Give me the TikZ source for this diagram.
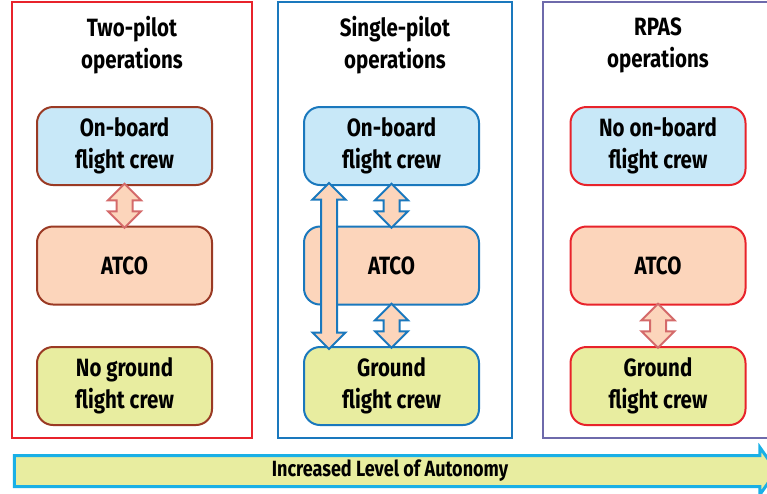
\documentclass[tikz,border=0pt]{standalone}
\usepackage{fontspec}
\setmainfont{Fira Sans}[FakeStretch=0.82]
\usepackage{tikz}
\usetikzlibrary{shapes.arrows, positioning, calc}
\definecolor{crewcolor}{RGB}{200, 232, 248}
\definecolor{atcocolor}{RGB}{252, 213, 187}
\definecolor{groundcolor}{RGB}{232, 237, 160}
\definecolor{twocolor}{RGB}{232, 35, 43}
\definecolor{singlecolor}{RGB}{26, 120, 189}
\definecolor{rpascolor}{RGB}{110, 106, 171}
\definecolor{browncolor}{RGB}{154, 58, 36}
\definecolor{salmoncolor}{RGB}{212, 106, 106}
\definecolor{autocolor}{RGB}{26, 176, 230}
\begin{document}
\begin{tikzpicture}[
    x=1pt, y=-1pt,
    panel/.style={draw, line width=2.5pt, minimum width=#1, minimum height=436pt, inner sep=0pt},
    agent/.style={draw, line width=2pt, rounded corners=16pt, minimum width=175pt, minimum height=78pt, inner sep=0pt, align=center, font=\fontsize{25}{32}\selectfont\bfseries},
    heading/.style={align=center, font=\fontsize{25}{32}\selectfont\bfseries},
    link/.style={double arrow, draw, line width=2pt, fill=atcocolor, inner sep=7pt, outer sep=0pt, double arrow head extend=8.5pt, shape border rotate=90, minimum height=#1},
    autonomy/.style={single arrow, draw=autocolor, line width=3pt, fill=groundcolor, text height=14pt, text depth=4pt, inner ysep=5pt, single arrow head extend=8pt, single arrow tip angle=110, minimum height=762pt, font=\fontsize{22}{24}\selectfont\bfseries}
]
    \useasboundingbox (0,0) rectangle (767,493);

    % Two-pilot operations
    \node[panel=240pt, draw=twocolor] (two) at (132, 220) {};
    \node[heading] at (132, 45) {Two-pilot\\operations};
    \node[agent, draw=browncolor, fill=crewcolor] (crew1) at (124.5, 146) {On-board\\flight crew};
    \node[agent, draw=browncolor, fill=atcocolor] (atco1) at (124.5, 265.5) {ATCO};
    \node[agent, draw=browncolor, fill=groundcolor] (ground1) at (124.5, 386) {No ground\\flight crew};
    \node[link=44pt, draw=salmoncolor] (l1) at ($(crew1.south)!0.5!(atco1.north)$) {};

    % Single-pilot operations
    \node[panel=234pt, draw=singlecolor] (single) at (395, 220) {};
    \node[heading] at (395, 45) {Single-pilot\\operations};
    \node[agent, draw=singlecolor, fill=crewcolor] (crew2) at (391.5, 146) {On-board\\flight crew};
    \node[agent, draw=singlecolor, fill=atcocolor] (atco2) at (391.5, 265.5) {ATCO};
    \node[agent, draw=singlecolor, fill=groundcolor] (ground2) at (391.5, 386) {Ground\\flight crew};
    \node[link=44pt, draw=singlecolor] (l2) at ($(crew2.south)!0.5!(atco2.north)$) {};
    \node[link=44pt, draw=singlecolor] (l3) at ($(atco2.south)!0.5!(ground2.north)$) {};
    \node[link=166pt, draw=singlecolor] (l4) at ($(crew2.south west)!0.5!(ground2.north west)+(26,0)$) {};

    % RPAS operations
    \node[panel=232pt, draw=rpascolor] (rpas) at (659, 220) {};
    \node[heading] at (658, 45) {RPAS\\operations};
    \node[agent, draw=twocolor, fill=crewcolor] (crew3) at (658, 146) {No on-board\\flight crew};
    \node[agent, draw=twocolor, fill=atcocolor] (atco3) at (658, 265.5) {ATCO};
    \node[agent, draw=twocolor, fill=groundcolor] (ground3) at (658, 386) {Ground\\flight crew};
    \node[link=44pt, draw=salmoncolor] (l5) at ($(atco3.south)!0.5!(ground3.north)$) {};

    % Level of autonomy
    \node[autonomy] (auto) at (390, 471) {Increased Level of Autonomy};

\end{tikzpicture}
\end{document}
----
__Stated exercise__. Take the listing above and restate it word for word, without its pictures.

__Final answer__.
Give me the TikZ source for this diagram.
\documentclass[tikz,border=0pt]{standalone}
\usepackage{fontspec}
\setmainfont{Fira Sans}[FakeStretch=0.82]
\usepackage{tikz}
\usetikzlibrary{shapes.arrows, positioning, calc}
\definecolor{crewcolor}{RGB}{200, 232, 248}
\definecolor{atcocolor}{RGB}{252, 213, 187}
\definecolor{groundcolor}{RGB}{232, 237, 160}
\definecolor{twocolor}{RGB}{232, 35, 43}
\definecolor{singlecolor}{RGB}{26, 120, 189}
\definecolor{rpascolor}{RGB}{110, 106, 171}
\definecolor{browncolor}{RGB}{154, 58, 36}
\definecolor{salmoncolor}{RGB}{212, 106, 106}
\definecolor{autocolor}{RGB}{26, 176, 230}
\begin{document}
\begin{tikzpicture}[
    x=1pt, y=-1pt,
    panel/.style={draw, line width=2.5pt, minimum width=#1, minimum height=436pt, inner sep=0pt},
    agent/.style={draw, line width=2pt, rounded corners=16pt, minimum width=175pt, minimum height=78pt, inner sep=0pt, align=center, font=\fontsize{25}{32}\selectfont\bfseries},
    heading/.style={align=center, font=\fontsize{25}{32}\selectfont\bfseries},
    link/.style={double arrow, draw, line width=2pt, fill=atcocolor, inner sep=7pt, outer sep=0pt, double arrow head extend=8.5pt, shape border rotate=90, minimum height=#1},
    autonomy/.style={single arrow, draw=autocolor, line width=3pt, fill=groundcolor, text height=14pt, text depth=4pt, inner ysep=5pt, single arrow head extend=8pt, single arrow tip angle=110, minimum height=762pt, font=\fontsize{22}{24}\selectfont\bfseries}
]
    \useasboundingbox (0,0) rectangle (767,493);

    % Two-pilot operations
    \node[panel=240pt, draw=twocolor] (two) at (132, 220) {};
    \node[heading] at (132, 45) {Two-pilot\\operations};
    \node[agent, draw=browncolor, fill=crewcolor] (crew1) at (124.5, 146) {On-board\\flight crew};
    \node[agent, draw=browncolor, fill=atcocolor] (atco1) at (124.5, 265.5) {ATCO};
    \node[agent, draw=browncolor, fill=groundcolor] (ground1) at (124.5, 386) {No ground\\flight crew};
    \node[link=44pt, draw=salmoncolor] (l1) at ($(crew1.south)!0.5!(atco1.north)$) {};

    % Single-pilot operations
    \node[panel=234pt, draw=singlecolor] (single) at (395, 220) {};
    \node[heading] at (395, 45) {Single-pilot\\operations};
    \node[agent, draw=singlecolor, fill=crewcolor] (crew2) at (391.5, 146) {On-board\\flight crew};
    \node[agent, draw=singlecolor, fill=atcocolor] (atco2) at (391.5, 265.5) {ATCO};
    \node[agent, draw=singlecolor, fill=groundcolor] (ground2) at (391.5, 386) {Ground\\flight crew};
    \node[link=44pt, draw=singlecolor] (l2) at ($(crew2.south)!0.5!(atco2.north)$) {};
    \node[link=44pt, draw=singlecolor] (l3) at ($(atco2.south)!0.5!(ground2.north)$) {};
    \node[link=166pt, draw=singlecolor] (l4) at ($(crew2.south west)!0.5!(ground2.north west)+(26,0)$) {};

    % RPAS operations
    \node[panel=232pt, draw=rpascolor] (rpas) at (659, 220) {};
    \node[heading] at (658, 45) {RPAS\\operations};
    \node[agent, draw=twocolor, fill=crewcolor] (crew3) at (658, 146) {No on-board\\flight crew};
    \node[agent, draw=twocolor, fill=atcocolor] (atco3) at (658, 265.5) {ATCO};
    \node[agent, draw=twocolor, fill=groundcolor] (ground3) at (658, 386) {Ground\\flight crew};
    \node[link=44pt, draw=salmoncolor] (l5) at ($(atco3.south)!0.5!(ground3.north)$) {};

    % Level of autonomy
    \node[autonomy] (auto) at (390, 471) {Increased Level of Autonomy};

\end{tikzpicture}
\end{document}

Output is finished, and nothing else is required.